Task brief: Write out the listing, please, but only from its first line through the line containing "const binWidth = 0.04;", exactly as given and without pictures.

▬▬▬▬▬▬▬▬▬▬

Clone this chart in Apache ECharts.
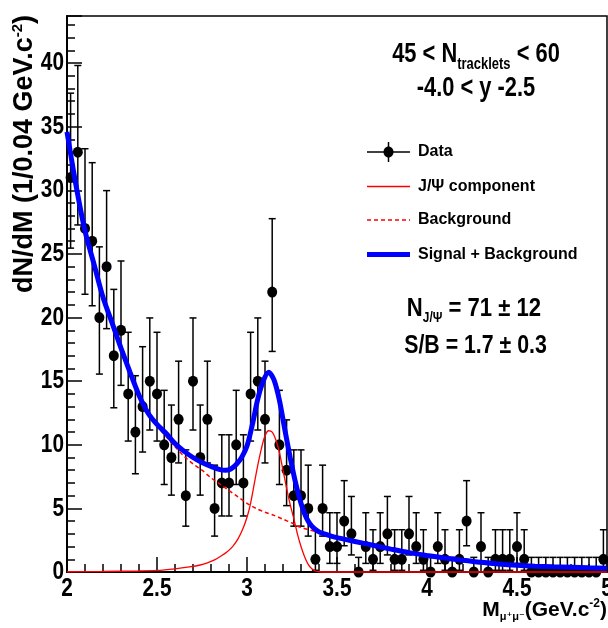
<!DOCTYPE html>
<html>
<head>
<meta charset="utf-8">
<title>Dimuon invariant mass, J/psi fit</title>
<script src="https://cdn.jsdelivr.net/npm/echarts@6.0.0/dist/echarts.min.js"></script>
<style>
  html, body { margin: 0; padding: 0; background: #ffffff; }
  #chart { width: 608px; height: 628px; }
</style>
</head>
<body>
<div id="chart"></div>
<script>
// Histogram binning of the dimuon invariant mass (GeV/c^2)
const massMin = 2.0;
const massMax = 5.0;
const binWidth = 0.04;

// Entries per 0.04 GeV/c^2 bin, from 2.00 up to 5.00
const counts = [
  31, 33, 27, 26, 20, 24, 17, 19, 14, 11,
  13, 15, 14, 10,  9, 12,  6, 15,  9, 12,
   5,  7,  7, 10,  7, 14, 15, 12, 22, 10,
   8,  6,  6,  5,  1,  5,  2,  2,  4,  3,
   0,  2,  1,  2,  3,  1,  1,  3,  2,  1,
   0,  2,  1,  0,  1,  4,  0,  2,  0,  1,
   1,  1,  2,  1,  0,  0,  0,  0,  0,  0,
   0,  0,  0,  0,  1
];

// Upper error drawn for empty bins
const emptyBinErrorUp = 1.15;

// Fit curves sampled along the mass axis: [mass, dN/dM]
const signalPlusBackground = [
  [2.00, 34.6], [2.05, 30.4], [2.10, 26.8], [2.15, 24.2], [2.20, 21.6],
  [2.25, 19.6], [2.30, 17.6], [2.35, 15.7], [2.40, 13.9], [2.45, 12.5],
  [2.50, 11.6], [2.55, 10.9], [2.60, 10.1], [2.65, 9.5], [2.70, 9.0],
  [2.75, 8.6], [2.80, 8.3], [2.85, 8.05], [2.88, 8.0], [2.91, 8.1],
  [2.94, 8.45], [2.97, 9.0], [3.00, 9.9], [3.03, 11.6], [3.06, 13.6],
  [3.09, 15.0], [3.12, 15.7], [3.15, 15.1], [3.18, 13.5], [3.21, 11.2],
  [3.24, 9.0], [3.27, 7.0], [3.30, 5.4], [3.33, 4.25], [3.36, 3.6],
  [3.40, 3.15], [3.45, 2.9], [3.50, 2.7], [3.60, 2.4], [3.70, 2.1],
  [3.80, 1.8], [3.90, 1.52], [4.00, 1.3], [4.10, 1.1], [4.20, 0.92],
  [4.30, 0.76], [4.40, 0.63], [4.50, 0.53], [4.60, 0.46], [4.70, 0.41],
  [4.80, 0.37], [4.90, 0.33], [5.00, 0.30]
];

const jpsiComponent = [
  [2.00, 0.02], [2.20, 0.04], [2.40, 0.08], [2.50, 0.12], [2.60, 0.25],
  [2.68, 0.40], [2.74, 0.55], [2.78, 0.72], [2.82, 0.95], [2.86, 1.3],
  [2.89, 1.6], [2.92, 2.0], [2.95, 2.6], [2.98, 3.5], [3.00, 4.3],
  [3.02, 5.4], [3.04, 6.9], [3.06, 8.4], [3.08, 9.7], [3.10, 10.7],
  [3.12, 11.1], [3.14, 11.0], [3.16, 10.4], [3.18, 9.4], [3.20, 8.0],
  [3.22, 6.6], [3.24, 5.3], [3.26, 4.2], [3.28, 3.0], [3.30, 2.0],
  [3.32, 1.2], [3.34, 0.6], [3.36, 0.25], [3.38, 0.08], [3.40, 0.02],
  [3.45, 0.0], [5.00, 0.0]
];

const backgroundComponent = [
  [2.00, 34.5], [2.05, 30.3], [2.10, 26.7], [2.15, 24.1], [2.20, 21.5],
  [2.25, 19.5], [2.30, 17.5], [2.35, 15.6], [2.40, 13.8], [2.45, 12.35],
  [2.50, 11.45], [2.55, 10.65], [2.60, 9.85], [2.65, 9.1], [2.70, 8.5],
  [2.75, 8.0], [2.80, 7.4], [2.85, 6.9], [2.90, 6.4], [2.95, 5.9],
  [3.00, 5.4], [3.05, 5.0], [3.10, 4.7], [3.15, 4.45], [3.20, 4.15],
  [3.25, 3.85], [3.30, 3.5], [3.35, 3.3], [3.40, 3.1], [3.45, 2.9],
  [3.50, 2.7], [3.60, 2.4], [3.70, 2.1], [3.80, 1.8], [3.90, 1.52],
  [4.00, 1.3], [4.10, 1.1], [4.20, 0.92], [4.30, 0.76], [4.40, 0.63],
  [4.50, 0.53], [4.60, 0.46], [4.70, 0.41], [4.80, 0.37], [4.90, 0.33],
  [5.00, 0.30]
];

// Axis range and tick labels
const yMax = 43.7;
const xTickLabels = ['2', '2.5', '3', '3.5', '4', '4.5', '5'];
const yTickLabels = ['0', '5', '10', '15', '20', '25', '30', '35', '40'];

// Legend entries
const legendLabels = ['Data', 'J/\u03A8 component', 'Background', 'Signal + Background'];

// ---------------------------------------------------------------------

const SANS = '"Liberation Sans", Arial, "DejaVu Sans", sans-serif';
// narrow look for numbers and annotations: bold face squeezed horizontally
const SQUEEZE = 0.8;

// Bin centres and asymmetric Poisson error bars
const points = counts.map((n, i) => [+(massMin + (i + 0.5) * binWidth).toFixed(2), n]);
const errorBars = counts.map((n, i) => {
  const lo = n > 0 ? n - Math.sqrt(n - 0.25) : 0;
  const hi = n > 0 ? n + Math.sqrt(n + 0.75) + 1 : emptyBinErrorUp;
  return [points[i][0], lo, hi];
});

const chart = echarts.init(document.getElementById('chart'), null, { renderer: 'canvas' });

function legendRow(y, lineStyle, label) {
  return [
    { type: 'line', shape: { x1: 367, y1: y, x2: 410, y2: y }, style: lineStyle, z: 10 },
    { type: 'text', x: 418, y: y, z: 10,
      style: { text: label, font: 'bold 16px ' + SANS, fill: '#000', align: 'left', verticalAlign: 'middle' } }
  ];
}

const graphics = [
  // y-axis title
  { type: 'text', x: 25, y: 15, rotation: Math.PI / 2, z: 10,
    style: {
      text: 'dN/dM (1/0.04 GeV.c{sup|-2})',
      font: 'bold 27px ' + SANS, fill: '#000', align: 'right', verticalAlign: 'middle',
      rich: { sup: { fontFamily: SANS, fontWeight: 'bold', fontSize: 15, padding: [0, 0, 15, 0] } }
    } },
  // x-axis title
  { type: 'text', x: 607, y: 610, z: 10,
    style: {
      text: 'M{sub|\u03BC\u207A\u03BC\u207B}(GeV.c{sup|-2})',
      font: 'bold 21px ' + SANS, fill: '#000', align: 'right', verticalAlign: 'middle',
      rich: {
        sub: { fontFamily: SANS, fontWeight: 'bold', fontSize: 11, padding: [14, 0, 0, 0] },
        sup: { fontFamily: SANS, fontWeight: 'bold', fontSize: 12, padding: [0, 0, 12, 0] }
      }
    } },
  // selection labels
  { type: 'text', x: 476, y: 55, z: 10, scaleX: 0.81,
    style: {
      text: '45 < N{sub|tracklets} < 60',
      font: 'bold 27px ' + SANS, fill: '#000', align: 'center', verticalAlign: 'middle',
      rich: { sub: { fontFamily: SANS, fontWeight: 'bold', fontSize: 16, padding: [20, 0, 0, 0] } }
    } },
  { type: 'text', x: 476, y: 89, z: 10, scaleX: 0.81,
    style: { text: '-4.0 < y -2.5', font: 'bold 27px ' + SANS, fill: '#000', align: 'center', verticalAlign: 'middle' } },
  // fit results
  { type: 'text', x: 474, y: 309, z: 10, scaleX: 0.85,
    style: {
      text: 'N{sub|J/\u03A8} = 71 \u00B1 12',
      font: 'bold 26px ' + SANS, fill: '#000', align: 'center', verticalAlign: 'middle',
      rich: { sub: { fontFamily: SANS, fontWeight: 'bold', fontSize: 14, padding: [18, 0, 0, 0] } }
    } },
  { type: 'text', x: 475.5, y: 346, z: 10, scaleX: 0.82,
    style: { text: 'S/B = 1.7 \u00B1 0.3', font: 'bold 26px ' + SANS, fill: '#000', align: 'center', verticalAlign: 'middle' } },
  // legend: data marker with error cross
  { type: 'line', shape: { x1: 367, y1: 152, x2: 410, y2: 152 }, style: { stroke: '#000', lineWidth: 1.5 }, z: 10 },
  { type: 'line', shape: { x1: 388.5, y1: 142, x2: 388.5, y2: 162 }, style: { stroke: '#000', lineWidth: 1.5 }, z: 10 },
  { type: 'ellipse', shape: { cx: 388.5, cy: 152, rx: 5, ry: 5.5 }, style: { fill: '#000' }, z: 10 },
  { type: 'text', x: 418, y: 152, z: 10,
    style: { text: legendLabels[0], font: 'bold 16px ' + SANS, fill: '#000', align: 'left', verticalAlign: 'middle' } }
].concat(
  legendRow(186.5, { stroke: '#ff0000', lineWidth: 1.5 }, legendLabels[1]),
  legendRow(220, { stroke: '#ff0000', lineWidth: 1.5, lineDash: [4, 3] }, legendLabels[2]),
  legendRow(254.5, { stroke: '#0000ff', lineWidth: 5 }, legendLabels[3])
);

const option = {
  animation: false,
  backgroundColor: '#ffffff',
  grid: {
    left: 67, top: 16, width: 540, height: 556,
    show: true, borderColor: '#000', borderWidth: 1.5, backgroundColor: 'transparent',
    containLabel: false, outerBoundsMode: 'none'
  },
  xAxis: {
    type: 'value', min: massMin, max: massMax, interval: 0.5,
    axisLine: { onZero: false, lineStyle: { color: '#000', width: 2 } },
    axisTick: { inside: true, length: 15, lineStyle: { color: '#000', width: 1.5 } },
    minorTick: { show: true, splitNumber: 5, length: 8, lineStyle: { color: '#000', width: 1.5 } },
    splitLine: { show: false },
    minorSplitLine: { show: false },
    axisLabel: { show: false }
  },
  yAxis: [
    {
      type: 'value', min: 0, max: yMax, interval: 5,
      axisLine: { onZero: false, lineStyle: { color: '#000', width: 2 } },
      axisTick: { inside: true, length: 15, lineStyle: { color: '#000', width: 1.5 } },
      splitLine: { show: false },
      axisLabel: { show: false }
    },
    {
      // minor ticks every unit
      type: 'value', min: 0, max: yMax, interval: 1, position: 'left',
      axisLine: { show: false },
      axisTick: { inside: true, length: 8, lineStyle: { color: '#000', width: 1.5 } },
      splitLine: { show: false },
      axisLabel: { show: false }
    }
  ],
  series: [
    {
      name: 'errors', type: 'custom', data: errorBars, z: 3, clip: false,
      encode: { x: 0, y: [1, 2] },
      renderItem: function (params, api) {
        const x = api.value(0);
        const pLo = api.coord([x, api.value(1)]);
        const pHi = api.coord([x, api.value(2)]);
        const cap = 3.5;
        const st = { stroke: '#000', lineWidth: 1.5 };
        return {
          type: 'group',
          children: [
            { type: 'line', shape: { x1: pLo[0], y1: pLo[1], x2: pHi[0], y2: pHi[1] }, style: st },
            { type: 'line', shape: { x1: pHi[0] - cap, y1: pHi[1], x2: pHi[0] + cap, y2: pHi[1] }, style: st },
            { type: 'line', shape: { x1: pLo[0] - cap, y1: pLo[1], x2: pLo[0] + cap, y2: pLo[1] }, style: st }
          ]
        };
      }
    },
    {
      name: 'Data', type: 'scatter', data: points, z: 4, clip: false,
      symbol: 'circle', symbolSize: [10, 11],
      itemStyle: { color: '#000', opacity: 1 }
    },
    {
      name: 'Background', type: 'line', data: backgroundComponent, z: 5, clip: false,
      showSymbol: false, smooth: 0.3,
      lineStyle: { color: '#ff0000', width: 1.5, type: [4, 3] }
    },
    {
      name: 'J/\u03A8 component', type: 'line', data: jpsiComponent, z: 5, clip: false,
      showSymbol: false, smooth: 0.3,
      lineStyle: { color: '#ff0000', width: 1.3 }
    },
    {
      name: 'Signal + Background', type: 'line', data: signalPlusBackground, z: 6, clip: false,
      showSymbol: false, smooth: 0.3,
      lineStyle: { color: '#0000ff', width: 5 }
    }
  ],
  graphic: graphics
};

chart.setOption(option);

// Tick labels in the squeezed bold face, placed through the axis scales
const axisX0 = chart.convertToPixel({ xAxisIndex: 0 }, massMin);
const axisY0 = chart.convertToPixel({ yAxisIndex: 0 }, 0);
const tickFont = 'bold 26px ' + SANS;
const tickTexts = [];
yTickLabels.forEach(function (lab) {
  tickTexts.push({
    type: 'text', x: axisX0 - 3, y: chart.convertToPixel({ yAxisIndex: 0 }, parseFloat(lab)),
    scaleX: SQUEEZE, z: 10,
    style: { text: lab, font: tickFont, fill: '#000', align: 'right', verticalAlign: 'middle' }
  });
});
xTickLabels.forEach(function (lab) {
  tickTexts.push({
    type: 'text', x: chart.convertToPixel({ xAxisIndex: 0 }, parseFloat(lab)), y: axisY0 + 4,
    scaleX: SQUEEZE, z: 10,
    style: { text: lab, font: tickFont, fill: '#000', align: 'center', verticalAlign: 'top' }
  });
});
chart.setOption({ graphic: graphics.concat(tickTexts) });
</script>
</body>
</html>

▬▬▬▬▬▬▬▬▬▬

Answer in full:
Clone this chart in Apache ECharts.
<!DOCTYPE html>
<html>
<head>
<meta charset="utf-8">
<title>Dimuon invariant mass, J/psi fit</title>
<script src="https://cdn.jsdelivr.net/npm/echarts@6.0.0/dist/echarts.min.js"></script>
<style>
  html, body { margin: 0; padding: 0; background: #ffffff; }
  #chart { width: 608px; height: 628px; }
</style>
</head>
<body>
<div id="chart"></div>
<script>
// Histogram binning of the dimuon invariant mass (GeV/c^2)
const massMin = 2.0;
const massMax = 5.0;
const binWidth = 0.04;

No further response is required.